El Papa Francisco, en su exhortación apostólica Gaudete et exsultate, acuñó la felicísima expresión de «los santos de la puerta de al lado»: «Me gusta ver la santidad en el pueblo de Dios paciente: a los padres que crían con tanto amor a sus hijos, en esos hombres y mujeres que trabajan para llevar el pan a su casa, en los enfermos, en las religiosas ancianas que siguen sonriendo. En esta constancia para seguir adelante día a día, veo la santidad de la Iglesia militante. Esa es muchas veces la santidad de la puerta de al lado, de aquellos que viven cerca de nosotros y son un reflejo de la presencia de Dios». Efectivamente, si miramos nuestra historia, no será difícil descubrir personas cercanas, rostros concretos, que han sido y son para nosotros transparencia del rostro de Jesucristo. Personas que con su vida nos hablan de Dios y nos acercan a Dios, porque en cierto modo son presencia de Dios en medio de nuestro mundo. En estos días, en algunas parroquias, para celebrar la solemnidad de Todos los Santos muchos niños se disfrazan de sus santos favoritos. Y se ponen el hábito de la madre Teresa de Calcuta, o la sotana blanca de Juan Pablo II, o la túnica de peregrino del apóstol Santiago. Sería bonito que algún niño fuese disfrazado de su abuelo, del sacerdote de su parroquia, de su catequista, o del religioso portero de su colegio.

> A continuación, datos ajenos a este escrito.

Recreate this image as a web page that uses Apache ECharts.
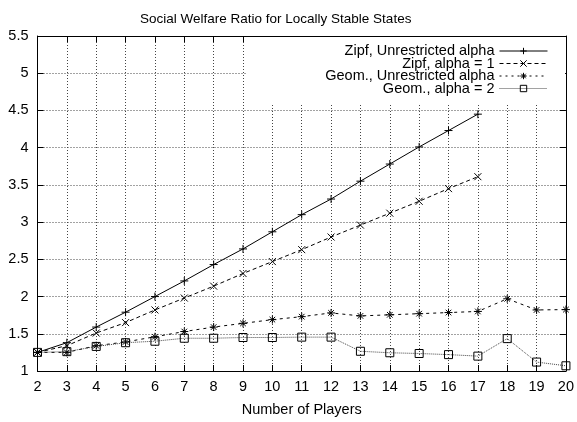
<!DOCTYPE html>
<html>
<head>
<meta charset="utf-8">
<script src="https://cdn.jsdelivr.net/npm/echarts@6/dist/echarts.min.js"></script>
<style>
  html, body { margin: 0; padding: 0; background: #fff; }
  #chart { width: 577px; height: 422px; }
</style>
</head>
<body>
<div id="chart"></div>
<script>
"use strict";

// 玩家数 2..20
const players = [2, 3, 4, 5, 6, 7, 8, 9, 10, 11, 12, 13, 14, 15, 16, 17, 18, 19, 20];

const zipfFree = [1.25, 1.38, 1.59, 1.79, 2.0, 2.21, 2.43, 2.64, 2.87, 3.10, 3.31, 3.55, 3.78, 4.01, 4.23, 4.45];
const zipfA1 = [1.25, 1.34, 1.51, 1.65, 1.82, 1.98, 2.14, 2.31, 2.47, 2.63, 2.80, 2.96, 3.12, 3.28, 3.45, 3.61];
const geomFree = [1.25, 1.25, 1.34, 1.39, 1.46, 1.53, 1.59, 1.64, 1.69, 1.73, 1.78, 1.74, 1.755, 1.77, 1.785, 1.80, 1.97, 1.82, 1.825];
const geomA2 = [1.25, 1.26, 1.33, 1.38, 1.40, 1.44, 1.44, 1.45, 1.45, 1.455, 1.455, 1.265, 1.245, 1.235, 1.22, 1.20, 1.435, 1.12, 1.07];

const NAMES = ["Zipf, Unrestricted alpha", "Zipf, alpha = 1", "Geom., Unrestricted alpha", "Geom., alpha = 2"];

// gnuplot 风格点型
const SYM_PLUS = "path://M0,5L10,5M5,0L5,10";
const SYM_CROSS = "path://M0,0L10,10M10,0L0,10";
const SYM_STAR = "path://M0,5L10,5M5,0L5,10M1.5,1.5L8.5,8.5M8.5,1.5L1.5,8.5";

const FONT = "Liberation Sans, Arial, sans-serif";
const FS = 14.5;

function pts(vals) {
  return vals.map((v, i) => [players[i], v]);
}

function mkSeries(name, vals, symbol, size, lineType, color) {
  return {
    name, type: "line", data: pts(vals),
    symbol, symbolSize: size, showSymbol: true,
    lineStyle: { color, width: 1, type: lineType },
    itemStyle: { color: "none", borderColor: "#000", borderWidth: 1 },
    emphasis: { disabled: true },
    animation: false, z: 3,
  };
}

function mkLegend(name, top, lineType, color) {
  return {
    data: [name], top, right: 29, padding: 0, align: "right",
    itemWidth: 48, itemHeight: 8, itemGap: 0,
    lineStyle: { width: 1, type: lineType, color },
    itemStyle: { color: "none", borderColor: "#000", borderWidth: 1 },
    textStyle: { fontFamily: FONT, fontSize: FS, color: "#000" },
    selectedMode: false, z: 6,
  };
}

const gridLine = { show: true, lineStyle: { color: "#444", type: [1, 2], width: 1 } };
const frame = { show: true, onZero: false, lineStyle: { color: "#000", width: 1 } };
const tick = { show: true, inside: true, length: 6, lineStyle: { color: "#000" } };

const chart = echarts.init(document.getElementById("chart"));
chart.setOption({
  animation: false,
  title: {
    text: "Social Welfare Ratio for Locally Stable States",
    left: 135, top: 7,
    textStyle: { fontFamily: FONT, fontSize: 13.5, fontWeight: "normal", color: "#000" },
  },
  legend: [
    mkLegend(NAMES[0], 43.5, "solid", "#000"),
    mkLegend(NAMES[1], 56, [4, 3], "#000"),
    mkLegend(NAMES[2], 68.5, [2, 4], "#000"),
    mkLegend(NAMES[3], 81, [1, 1], "#444"),
  ],
  // 图例底色, 盖住网格线
  graphic: [{
    type: "rect", z: 1, silent: true,
    shape: { x: 246, y: 37, width: 319, height: 68 },
    style: { fill: "#fff" },
  }],
  grid: { left: 37.5, right: 11, top: 36, bottom: 44 },
  xAxis: [
    {
      type: "value", min: 2, max: 20, interval: 1,
      name: "Number of Players", nameLocation: "middle", nameGap: 31,
      nameTextStyle: { fontFamily: FONT, fontSize: FS, color: "#000" },
      axisLine: frame, axisTick: tick, splitLine: gridLine,
      axisLabel: { fontFamily: FONT, fontSize: FS, color: "#000", margin: 8 },
    },
    {
      type: "value", position: "top", min: 2, max: 20, interval: 1,
      axisLine: frame, axisTick: tick, splitLine: { show: false },
      axisLabel: { show: false },
    },
  ],
  yAxis: [
    {
      type: "value", min: 1, max: 5.5, interval: 0.5,
      axisLine: frame, axisTick: tick, splitLine: gridLine,
      axisLabel: { fontFamily: FONT, fontSize: FS, color: "#000", margin: 9 },
    },
    {
      type: "value", position: "right", min: 1, max: 5.5, interval: 0.5,
      axisLine: frame, axisTick: tick, splitLine: { show: false },
      axisLabel: { show: false },
    },
  ],
  series: [
    mkSeries(NAMES[0], zipfFree, SYM_PLUS, 8, "solid", "#000"),
    mkSeries(NAMES[1], zipfA1, SYM_CROSS, 7, [4, 3], "#000"),
    mkSeries(NAMES[2], geomFree, SYM_STAR, 8, [3, 4], "#000"),
    mkSeries(NAMES[3], geomA2, "rect", 8, [1, 1], "#444"),
  ],
});
</script>
</body>
</html>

Decía antes que la santidad es la obra paciente de las manos de Dios en la vida del hombre. Ireneo de Lyon, doctor de la Iglesia del siglo II, resume en pocas líneas el camino de la santidad para el hombre: «Por tanto, si eres obra de Dios, aguarda la mano de tu Artífice, que todo lo hace según conviene; según te conviene a ti, que eres hecho. Entrégale tu corazón blando y manejable y conserva la forma con que te configuró el Artífice, reteniendo en ti el agua viva […]. Pues propio es de la benignidad de Dios hacer; y propio de la naturaleza del hombre ser hecho. Si pues le ofrendas a Él lo que es tuyo, a saber, la fe en Él y la sumisión, recibirás Su arte, y serás obra perfecta de Dios». Todos, todos, todos… barro en manos del alfarero que dócilmente se deja modelar para reflejar la obra maestra de la santidad de Dios en la pequeña humanidad de sus hijos.